Mais d’un autre côté, ne suis-je pas en décalage avec une partie des lecteurs qui découvre cet univers, ou tout du moins qui n’a connu qu’un changement de génération de consoles ? Quand je parle avec des « jeunes » joueurs (cela n’a pas grand-chose à voir avec l’âge, mais plutôt avec l’expérience de joueur), je me rends compte que ce qui me laisse froid les intéresse beaucoup. Si la PS4 marche si bien en proposant si peu, c’est sans doute finalement car les jeux proposés, d’une banalité à hurler pour le vieux joueur, sont de vraies nouveautés pour le relatif novice. Comme si le passé n’existait pas pour les jeux vidéo. La Xbox One n’est pas en reste, car même si elle est distancée par la PS4, elle obtient des résultats tout à fait convenables. Son tort est sans doute, en ce qui concerne les jeux, de ne pas proposer des produits aussi simples et calibrés que ceux de sa copine. N’allez pas croire que je lui dresse des lauriers pour autant : j’ai globalement tendance à mettre les deux dans le même panier. Là où je vois de la redondance avec ce que nous connaissons déjà, bien des joueurs s’excitent sur les jeux proposés. Les update techniques qui semblent être la seule chose apportée par ces machines, et qui pour moi sont d’un intérêt entre le limité et le nul semblent être d’une importance capitale pour une partie des joueurs. Si je ne peux m’empêcher d’expliquer cela par l’inculture vidéoludique, ce raccourci est insuffisant : si le produit trouve preneur, c’est qu’il est correctement calibré pour les joueurs d’aujourd’hui, ce qui fait de moi par ricochet un joueur marginal, du passé, un vieil ours grincheux trop difficile et exigeant.

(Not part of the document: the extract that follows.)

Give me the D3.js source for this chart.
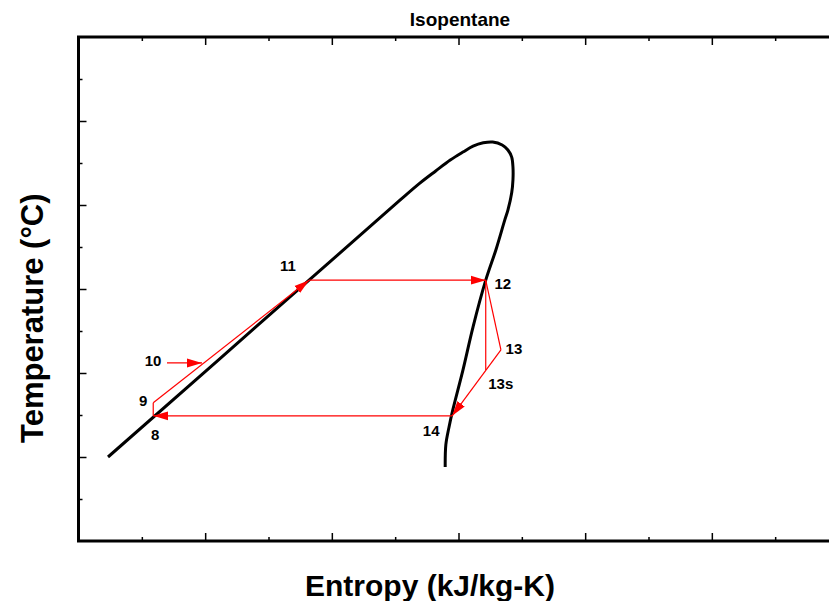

Quand on écrit pour un public, il convient de s’interroger de temps à autre sur sa propre légitimité, c’est-à-dire, pour faire simple : est-ce que ce que je raconte a un intérêt pour quelqu’un ici ? Est-ce que coucher sur le papier (bon, ok, sur un fichier Word) mes réflexions sur un sujet donné trouve un écho ? Les lecteurs, qu’ils soient d’accord ou pas avec moi important peu (je n’ai jamais cherché à convaincre, seulement à analyser), en retirent-ils quelque chose ? Ou bien est-ce que la majorité des lecteurs se fout de ce type de démarche, veut juste jouer à ce qu’il y a, et va rejeter toute analyse qui n’irait pas dans le sens de ses convictions ? Aujourd’hui je n’ai pas la réponse à ces questions, car je constate des réactions diverses qui parfois me confortent, parfois me découragent !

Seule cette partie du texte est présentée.